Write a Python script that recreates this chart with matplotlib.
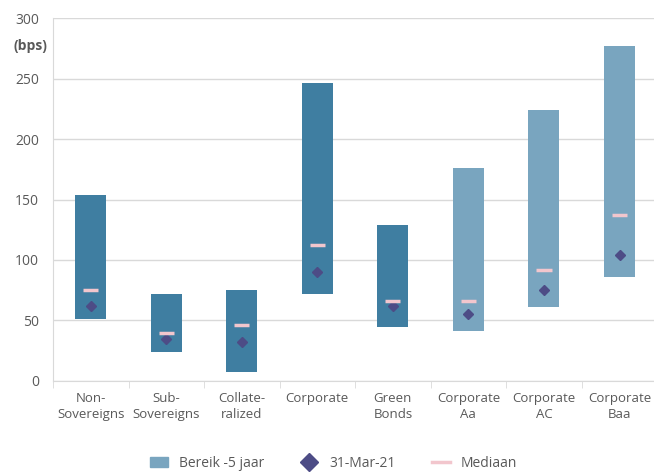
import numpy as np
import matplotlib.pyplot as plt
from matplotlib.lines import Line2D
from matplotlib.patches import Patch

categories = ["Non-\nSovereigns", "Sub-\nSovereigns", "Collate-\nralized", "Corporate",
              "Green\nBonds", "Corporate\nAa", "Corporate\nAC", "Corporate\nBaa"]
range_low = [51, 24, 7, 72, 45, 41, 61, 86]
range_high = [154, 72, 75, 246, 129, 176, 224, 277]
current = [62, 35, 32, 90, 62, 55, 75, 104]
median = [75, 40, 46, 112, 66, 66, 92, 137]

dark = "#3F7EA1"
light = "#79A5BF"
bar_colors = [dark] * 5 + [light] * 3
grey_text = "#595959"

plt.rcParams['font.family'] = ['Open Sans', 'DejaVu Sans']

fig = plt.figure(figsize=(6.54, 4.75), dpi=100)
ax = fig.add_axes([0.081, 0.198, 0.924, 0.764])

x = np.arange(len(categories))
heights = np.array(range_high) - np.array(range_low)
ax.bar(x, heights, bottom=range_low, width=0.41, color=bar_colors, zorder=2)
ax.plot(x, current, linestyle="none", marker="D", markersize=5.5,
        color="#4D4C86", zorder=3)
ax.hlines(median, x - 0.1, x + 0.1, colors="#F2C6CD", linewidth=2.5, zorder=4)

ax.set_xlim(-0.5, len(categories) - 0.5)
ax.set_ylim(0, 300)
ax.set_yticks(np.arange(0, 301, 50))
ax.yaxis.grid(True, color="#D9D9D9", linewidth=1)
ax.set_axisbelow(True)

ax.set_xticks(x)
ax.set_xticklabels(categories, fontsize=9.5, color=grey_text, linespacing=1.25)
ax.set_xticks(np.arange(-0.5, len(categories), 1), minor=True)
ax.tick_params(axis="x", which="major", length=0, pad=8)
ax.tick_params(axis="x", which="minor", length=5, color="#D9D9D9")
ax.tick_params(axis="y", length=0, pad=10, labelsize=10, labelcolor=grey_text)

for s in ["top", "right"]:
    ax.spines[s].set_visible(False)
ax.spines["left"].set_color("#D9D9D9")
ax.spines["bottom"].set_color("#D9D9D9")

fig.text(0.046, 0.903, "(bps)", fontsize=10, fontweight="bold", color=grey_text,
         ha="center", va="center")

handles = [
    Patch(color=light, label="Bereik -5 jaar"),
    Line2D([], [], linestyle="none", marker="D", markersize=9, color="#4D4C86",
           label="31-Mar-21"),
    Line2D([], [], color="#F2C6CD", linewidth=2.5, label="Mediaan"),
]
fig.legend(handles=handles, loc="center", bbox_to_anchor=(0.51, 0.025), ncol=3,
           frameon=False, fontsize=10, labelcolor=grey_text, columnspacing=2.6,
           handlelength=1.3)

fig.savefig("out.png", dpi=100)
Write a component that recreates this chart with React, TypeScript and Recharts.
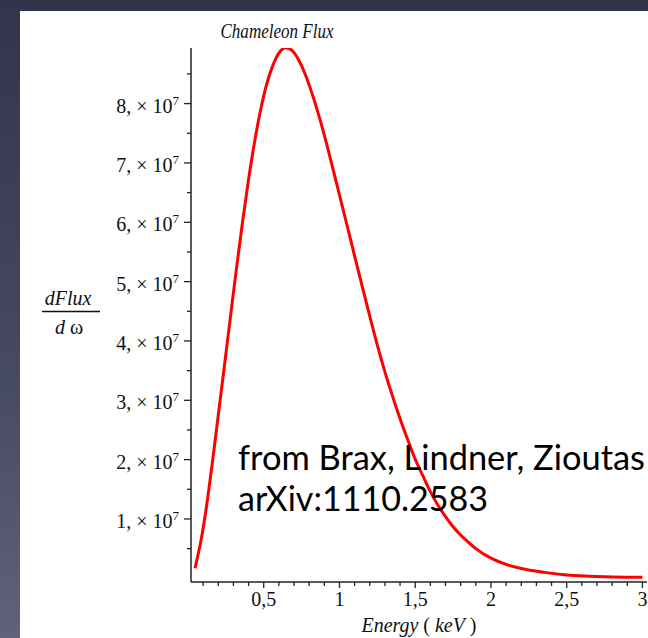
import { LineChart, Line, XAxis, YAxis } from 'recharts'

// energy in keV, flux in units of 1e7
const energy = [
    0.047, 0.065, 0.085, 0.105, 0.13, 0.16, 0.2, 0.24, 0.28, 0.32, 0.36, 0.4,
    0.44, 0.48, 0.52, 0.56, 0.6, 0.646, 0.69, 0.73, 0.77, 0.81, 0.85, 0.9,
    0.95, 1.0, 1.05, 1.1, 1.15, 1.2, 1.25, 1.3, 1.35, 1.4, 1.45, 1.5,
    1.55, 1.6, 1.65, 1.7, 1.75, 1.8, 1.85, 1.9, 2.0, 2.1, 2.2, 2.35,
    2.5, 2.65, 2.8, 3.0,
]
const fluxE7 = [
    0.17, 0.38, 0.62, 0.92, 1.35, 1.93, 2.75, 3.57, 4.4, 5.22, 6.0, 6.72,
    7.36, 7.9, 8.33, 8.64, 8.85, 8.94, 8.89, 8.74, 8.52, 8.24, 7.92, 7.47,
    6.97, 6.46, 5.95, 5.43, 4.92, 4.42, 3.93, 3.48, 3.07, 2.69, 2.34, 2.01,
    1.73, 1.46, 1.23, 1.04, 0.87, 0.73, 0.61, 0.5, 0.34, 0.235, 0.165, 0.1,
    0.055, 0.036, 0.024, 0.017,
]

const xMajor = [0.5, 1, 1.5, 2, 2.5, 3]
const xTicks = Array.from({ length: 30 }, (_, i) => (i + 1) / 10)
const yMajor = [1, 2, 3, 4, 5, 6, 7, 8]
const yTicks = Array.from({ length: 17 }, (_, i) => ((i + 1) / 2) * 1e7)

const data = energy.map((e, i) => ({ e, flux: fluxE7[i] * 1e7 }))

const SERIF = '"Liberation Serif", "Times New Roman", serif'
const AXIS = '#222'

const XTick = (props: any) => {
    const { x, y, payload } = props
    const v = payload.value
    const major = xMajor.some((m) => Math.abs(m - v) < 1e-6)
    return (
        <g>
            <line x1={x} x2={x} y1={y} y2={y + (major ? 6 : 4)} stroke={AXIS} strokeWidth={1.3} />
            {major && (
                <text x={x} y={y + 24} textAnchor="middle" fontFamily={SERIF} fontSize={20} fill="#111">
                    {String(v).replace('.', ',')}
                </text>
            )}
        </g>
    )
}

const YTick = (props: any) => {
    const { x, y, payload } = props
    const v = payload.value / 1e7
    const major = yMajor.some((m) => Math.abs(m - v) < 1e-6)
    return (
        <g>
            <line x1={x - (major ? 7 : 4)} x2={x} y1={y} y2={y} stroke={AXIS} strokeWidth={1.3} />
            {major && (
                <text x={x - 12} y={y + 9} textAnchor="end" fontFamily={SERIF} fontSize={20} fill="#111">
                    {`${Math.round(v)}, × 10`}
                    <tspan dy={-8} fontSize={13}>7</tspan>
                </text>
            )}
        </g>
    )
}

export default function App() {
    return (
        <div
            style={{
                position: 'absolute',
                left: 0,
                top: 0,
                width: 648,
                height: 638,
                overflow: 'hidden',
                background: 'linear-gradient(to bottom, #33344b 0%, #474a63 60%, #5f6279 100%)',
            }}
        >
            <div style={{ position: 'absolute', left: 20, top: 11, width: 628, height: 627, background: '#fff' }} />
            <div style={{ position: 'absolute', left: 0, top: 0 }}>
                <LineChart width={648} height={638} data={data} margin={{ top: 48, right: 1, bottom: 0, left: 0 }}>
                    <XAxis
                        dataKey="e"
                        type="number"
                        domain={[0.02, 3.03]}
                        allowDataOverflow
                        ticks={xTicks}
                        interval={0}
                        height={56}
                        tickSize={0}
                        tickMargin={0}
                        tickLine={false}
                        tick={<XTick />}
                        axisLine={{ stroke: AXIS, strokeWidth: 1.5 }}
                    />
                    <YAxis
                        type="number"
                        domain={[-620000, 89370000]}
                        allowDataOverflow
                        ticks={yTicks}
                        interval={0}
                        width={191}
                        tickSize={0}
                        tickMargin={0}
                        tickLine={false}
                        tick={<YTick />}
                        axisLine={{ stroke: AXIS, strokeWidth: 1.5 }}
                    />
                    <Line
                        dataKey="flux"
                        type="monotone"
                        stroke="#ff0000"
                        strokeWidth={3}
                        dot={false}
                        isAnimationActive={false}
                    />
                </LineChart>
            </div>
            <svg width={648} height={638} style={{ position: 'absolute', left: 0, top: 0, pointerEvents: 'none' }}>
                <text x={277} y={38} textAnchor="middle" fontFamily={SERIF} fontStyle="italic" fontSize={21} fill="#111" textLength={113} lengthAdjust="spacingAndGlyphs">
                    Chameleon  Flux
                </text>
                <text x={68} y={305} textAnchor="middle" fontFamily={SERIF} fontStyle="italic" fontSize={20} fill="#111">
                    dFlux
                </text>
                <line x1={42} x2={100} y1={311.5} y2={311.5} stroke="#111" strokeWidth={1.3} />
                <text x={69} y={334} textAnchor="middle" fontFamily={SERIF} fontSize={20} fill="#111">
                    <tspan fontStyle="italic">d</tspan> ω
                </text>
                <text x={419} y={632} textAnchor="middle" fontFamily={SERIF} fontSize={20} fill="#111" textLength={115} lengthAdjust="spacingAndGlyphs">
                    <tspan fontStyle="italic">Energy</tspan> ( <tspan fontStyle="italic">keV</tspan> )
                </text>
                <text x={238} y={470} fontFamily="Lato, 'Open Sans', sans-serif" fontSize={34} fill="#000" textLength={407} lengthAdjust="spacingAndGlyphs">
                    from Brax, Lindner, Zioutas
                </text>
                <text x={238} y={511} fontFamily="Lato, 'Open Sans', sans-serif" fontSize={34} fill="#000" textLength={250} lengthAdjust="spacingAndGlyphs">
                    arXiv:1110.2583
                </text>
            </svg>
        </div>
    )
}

● ● ● ●

# Instructions for the task
Above are the records. Print exactly the lines from the one containing "Write a component" to the one containing "Line, XAxis, YAxis", both included, and nothing else; pictures are excluded.

# Exercise output
Write a component that recreates this chart with React, TypeScript and Recharts.
import { LineChart, Line, XAxis, YAxis } from 'recharts'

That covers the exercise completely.